## [Material supplied]
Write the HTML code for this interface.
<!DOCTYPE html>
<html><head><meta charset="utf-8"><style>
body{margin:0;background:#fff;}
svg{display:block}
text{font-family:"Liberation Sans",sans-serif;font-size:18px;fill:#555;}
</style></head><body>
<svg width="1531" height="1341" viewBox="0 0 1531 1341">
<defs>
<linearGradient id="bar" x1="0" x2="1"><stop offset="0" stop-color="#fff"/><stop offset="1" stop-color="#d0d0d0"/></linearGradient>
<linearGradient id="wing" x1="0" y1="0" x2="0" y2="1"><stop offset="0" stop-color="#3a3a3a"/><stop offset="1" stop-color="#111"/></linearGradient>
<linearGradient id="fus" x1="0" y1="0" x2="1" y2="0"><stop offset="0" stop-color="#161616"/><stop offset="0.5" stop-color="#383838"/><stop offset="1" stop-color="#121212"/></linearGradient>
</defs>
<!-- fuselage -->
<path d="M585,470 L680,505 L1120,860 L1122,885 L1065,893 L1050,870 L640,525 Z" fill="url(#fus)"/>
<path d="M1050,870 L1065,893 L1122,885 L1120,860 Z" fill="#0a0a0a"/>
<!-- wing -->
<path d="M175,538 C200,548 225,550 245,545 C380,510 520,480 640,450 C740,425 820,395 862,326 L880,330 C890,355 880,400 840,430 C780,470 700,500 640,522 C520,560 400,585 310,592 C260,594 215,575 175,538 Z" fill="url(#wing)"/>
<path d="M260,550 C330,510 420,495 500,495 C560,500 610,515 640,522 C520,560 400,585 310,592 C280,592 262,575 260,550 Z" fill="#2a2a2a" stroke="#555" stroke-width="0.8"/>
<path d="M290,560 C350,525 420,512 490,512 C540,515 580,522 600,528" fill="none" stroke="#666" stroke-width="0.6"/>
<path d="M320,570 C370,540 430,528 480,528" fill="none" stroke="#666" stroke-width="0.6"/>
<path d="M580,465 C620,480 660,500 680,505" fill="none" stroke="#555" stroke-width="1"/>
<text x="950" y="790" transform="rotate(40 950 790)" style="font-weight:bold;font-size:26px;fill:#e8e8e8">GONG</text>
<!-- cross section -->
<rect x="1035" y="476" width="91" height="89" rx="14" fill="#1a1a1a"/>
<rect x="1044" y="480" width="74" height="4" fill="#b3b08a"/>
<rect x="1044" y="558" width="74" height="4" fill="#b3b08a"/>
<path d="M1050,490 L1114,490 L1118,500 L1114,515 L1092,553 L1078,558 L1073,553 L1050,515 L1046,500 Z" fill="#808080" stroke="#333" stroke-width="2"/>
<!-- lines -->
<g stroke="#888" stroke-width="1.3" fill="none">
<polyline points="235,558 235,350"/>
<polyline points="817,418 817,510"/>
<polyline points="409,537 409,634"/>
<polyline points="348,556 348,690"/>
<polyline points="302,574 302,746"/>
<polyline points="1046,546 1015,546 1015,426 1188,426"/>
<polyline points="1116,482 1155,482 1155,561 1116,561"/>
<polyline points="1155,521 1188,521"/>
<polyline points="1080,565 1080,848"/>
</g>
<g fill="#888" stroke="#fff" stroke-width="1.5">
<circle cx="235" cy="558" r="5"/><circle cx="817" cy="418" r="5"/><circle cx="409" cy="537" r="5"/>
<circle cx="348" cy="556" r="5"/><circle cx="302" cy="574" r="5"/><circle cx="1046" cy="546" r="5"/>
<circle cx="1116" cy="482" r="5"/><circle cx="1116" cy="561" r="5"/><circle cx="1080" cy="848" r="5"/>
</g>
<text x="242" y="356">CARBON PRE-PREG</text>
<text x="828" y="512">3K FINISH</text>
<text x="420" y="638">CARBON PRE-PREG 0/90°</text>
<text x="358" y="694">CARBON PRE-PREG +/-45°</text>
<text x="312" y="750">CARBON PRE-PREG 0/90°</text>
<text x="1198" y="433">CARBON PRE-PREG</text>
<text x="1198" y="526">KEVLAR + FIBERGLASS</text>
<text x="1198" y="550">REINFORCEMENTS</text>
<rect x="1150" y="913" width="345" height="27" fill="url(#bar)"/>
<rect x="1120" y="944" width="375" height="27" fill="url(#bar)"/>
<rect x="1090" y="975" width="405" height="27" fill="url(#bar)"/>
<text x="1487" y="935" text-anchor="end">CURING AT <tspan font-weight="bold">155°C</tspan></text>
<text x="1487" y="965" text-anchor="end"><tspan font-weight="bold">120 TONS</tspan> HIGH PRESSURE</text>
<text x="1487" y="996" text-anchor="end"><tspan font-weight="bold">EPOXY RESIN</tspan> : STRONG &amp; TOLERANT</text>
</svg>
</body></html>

* * *

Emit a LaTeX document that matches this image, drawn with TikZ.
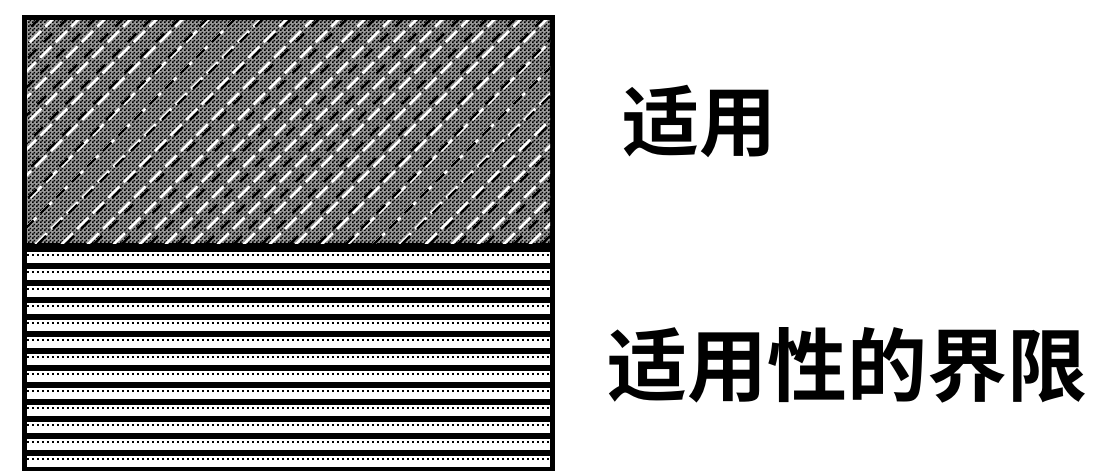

## [Exercise]
Pick out and copy the lines of the material that include the word "this".

## [Answer below]
Write the HTML code for this interface.
Emit a LaTeX document that matches this image, drawn with TikZ.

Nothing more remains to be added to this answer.